Une étude révèle la gravité d’un trouble alimentaire méconnu
Selon une étude récente, il existe un trouble alimentaire souvent considéré moins grave que l’anorexie et la boulimie et qui, pourtant, peut avoir des conséquences tout aussi désastreuses que ces dernières. C’est d’ailleurs le trouble alimentaire le plus répandu dans le monde.
L’autre trouble spécifié de l’alimentation et des conduites alimentaires (ATSACA) est diagnostiqué en présence de symptômes qui ne correspondent pas exactement aux critères classiques, mais sont néanmoins cliniquement significatifs.

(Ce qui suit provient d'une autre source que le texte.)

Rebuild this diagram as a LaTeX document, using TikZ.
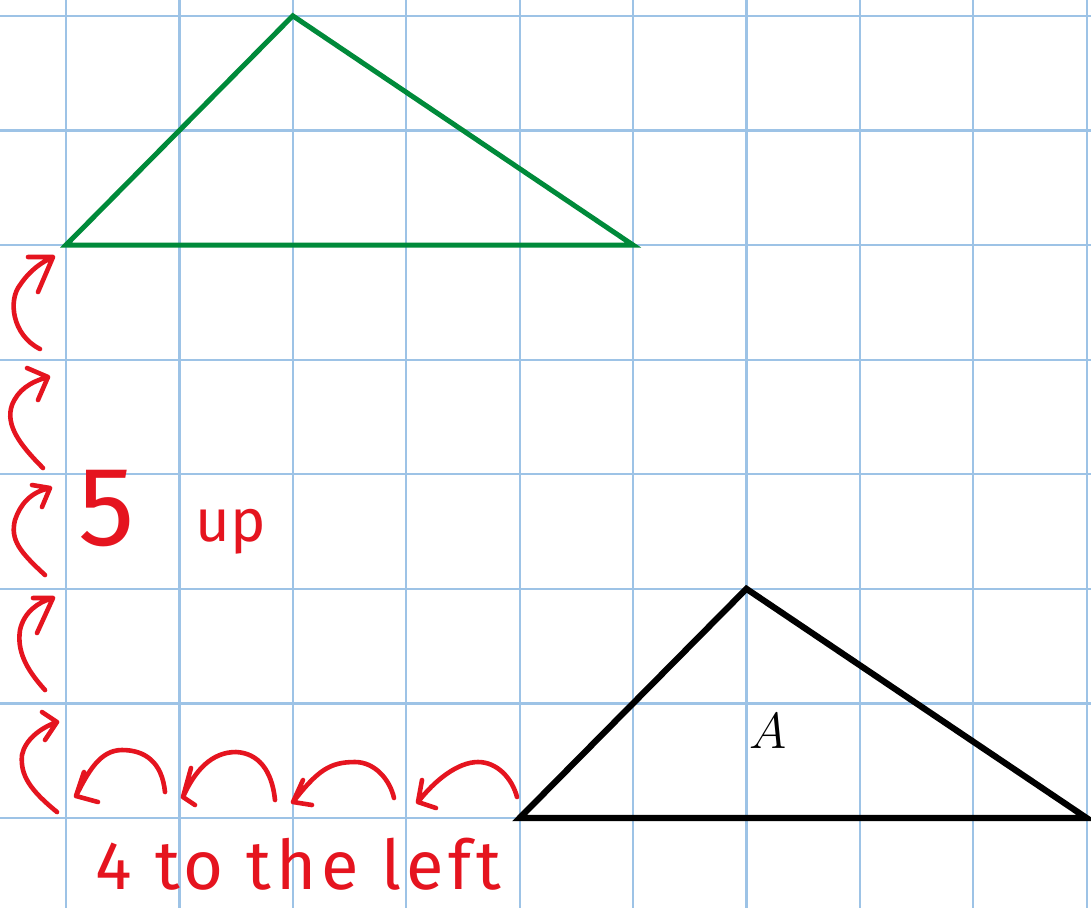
\documentclass[tikz,border=0pt]{standalone}
\usepackage{fontspec}
\setsansfont{Fira Sans}
\definecolor{gridblue}{HTML}{9DC3E6}
\definecolor{penred}{HTML}{E5141F}
\definecolor{trigreen}{HTML}{008A3A}
\tikzset{
  gridline/.style={gridblue, line width=0.022cm},
  tri/.style={line width=0.062cm, line join=miter},
  pen/.style={penred, line width=0.046cm, line cap=round, line join=round},
  hand/.style={penred, font=\sffamily, inner sep=0pt}
}
\begin{document}
\begin{tikzpicture}[x=0.01cm, y=-0.01cm]
\useasboundingbox (0,0) rectangle (1091,908);
\fill[white] (0,0) rectangle (1091,908);
% grid
\foreach \i in {0,...,9} {
  \draw[gridline] ({66+113.4*\i},0) -- ({66+113.4*\i},908);
}
\foreach \j in {0,...,7} {
  \draw[gridline] (0,{818-114.6*\j}) -- (1091,{818-114.6*\j});
}
% triangles
\coordinate (b1) at (519.6,818);
\coordinate (b2) at (746.4,588.8);
\coordinate (b3) at (1086.6,818);
\coordinate (g1) at (66,245.0);
\coordinate (g2) at (292.8,15.8);
\coordinate (g3) at (633.0,245.0);
\draw[tri, black] (b1) -- (b2) -- (b3) -- cycle;
\draw[tri, trigreen, line width=0.05cm] (g1) -- (g2) -- (g3) -- cycle;
\node[inner sep=0pt, font=\fontsize{15.4}{18}\selectfont] (lA) at (768,731.5) {$A$};
% vertical hops
\draw[pen] (40,349) .. controls (12,335) and (8,300) .. (20,285) .. controls (30,270) and (42,262) .. (53,257) -- (28,257) (53,257) -- (38,292);
\draw[pen] (43,468) .. controls (20,445) and (5,425) .. (12,405) .. controls (18,390) and (30,382) .. (48,377) -- (27,368) (48,377) -- (38,400);
\draw[pen] (45,575) .. controls (20,552) and (10,540) .. (15,520) .. controls (20,505) and (30,492) .. (50,488) -- (32,485) (50,488) -- (42,507);
\draw[pen] (45,690) .. controls (25,668) and (17,650) .. (20,630) .. controls (24,612) and (38,602) .. (53,598) -- (33,598) (53,598) -- (37,633);
\draw[pen] (57,812) .. controls (30,790) and (20,775) .. (22,755) .. controls (25,740) and (40,728) .. (57,722) -- (42,712) (57,722) -- (45,740);
% horizontal hops
\draw[pen] (517,797) .. controls (512,778) and (497,762) .. (478,762) .. controls (458,762) and (435,780) .. (418,802) -- (422,780) (418,802) -- (436,808);
\draw[pen] (394,798) .. controls (390,780) and (375,762) .. (355,762) .. controls (330,762) and (318,770) .. (293,802) -- (303,780) (293,802) -- (312,805);
\draw[pen] (275,800) .. controls (272,770) and (258,753) .. (236,752) .. controls (212,752) and (195,770) .. (183,797) -- (191,768) (183,797) -- (195,805);
\draw[pen] (165,792) .. controls (162,762) and (145,750) .. (122,750) .. controls (100,750) and (88,772) .. (76,796) -- (84,772) (76,796) -- (98,802);
% handwritten labels
\node[hand, anchor=center, font=\sffamily\fontsize{32}{36}\selectfont] (five) at (107,509) {5};
\node[hand, anchor=base west, font=\sffamily\fontsize{17}{20}\selectfont] (up) at (195,541) {up};
\node[hand, anchor=base west, font=\sffamily\fontsize{19.5}{23}\selectfont\addfontfeature{LetterSpace=7}] (left) at (95,889) {4 to the left};
\end{tikzpicture}
\end{document}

Des scientifiques de l’Université McGill et du Centre de recherche Douglas ont comparé les données cliniques d’adultes atteints d’ATSACA à celles d’adultes souffrant d’anorexie et de boulimie. Or, les mesures de dépression, d’anxiété, de bien-être et d’inquiétude liée à la silhouette, au poids et à l’alimentation ont montré que les personnes atteintes d’ATSACA étaient tout aussi malades et présentaient, dans certains cas, des symptômes plus graves.
« On pourrait facilement considérer l’ATSACA comme une catégorie “fourre-tout” ou “bénigne” », remarque l’auteure principale, Linda Booij, professeure au Département de psychiatrie de l’Université McGill, chef de la recherche et du développement académique au Continuum des troubles de l’alimentation de l’Institut Douglas et chercheuse au Centre de recherche Douglas. « Comme il ne se manifeste pas de la même façon que les troubles plus connus, il peut passer inaperçu. »
En raison de cette perception erronée, ajoute-t-elle, il est possible que certaines personnes ne consultent pas, se disant que leur état n’est pas assez grave.
L’ATSACA, c’est quoi au juste?
L’anorexie mentale se caractérise par une restriction alimentaire extrême, motivée par une peur intense de prendre du poids. La boulimie nerveuse, quant à elle, se manifeste par des crises de suralimentation suivies de comportements purgatifs (vomissements, usage excessif de laxatifs) nocifs et inefficaces pour perdre du poids, explique l’équipe de recherche.
« Une personne atteinte d’ATSACA peut répondre à tous les critères de l’anorexie mentale, mais sans présenter un poids suffisamment faible pour obtenir ce diagnostic, explique la professeure Booij. Autre cas de figure : une personne qui se purge fréquemment sans pourtant être en insuffisance pondérale et sans faire de crises de boulimie. »
Un jeune sur neuf serait atteint d’ATSACA, poursuit la chercheuse, d’où l’importance de miser davantage sur la sensibilisation dans les cliniques et auprès du grand public.
« Nous devons prendre l’ATSACA au sérieux, insiste la professeure Booij. Il est essentiel de procéder à une évaluation complète; on ne doit pas prendre un cas à la légère ou refuser de traiter un patient sous prétexte que le tableau clinique ne correspond pas aux critères classiques. Certaines personnes atteintes d’ATSACA ont besoin du même niveau de soins et d’attention. »
L’étude repose sur les données de 836 patients, principalement des femmes, traités dans le cadre du programme Continuum des troubles de l’alimentation. Les données ont été recueillies à l’aide de questionnaires visant à évaluer l’humeur, les symptômes de troubles alimentaires et le bien-être général des participantes et des participants.
L’étude
L’article « Restrictive and Binge-Purge OSFED Variants: Clinical Features and Comparisons With Classical Eating Disorders », par Linda Booij, Emily Mizzi, Samantha Ginsberg et Howard Steiger, a été publié dans l’International Journal of Eating Disorders.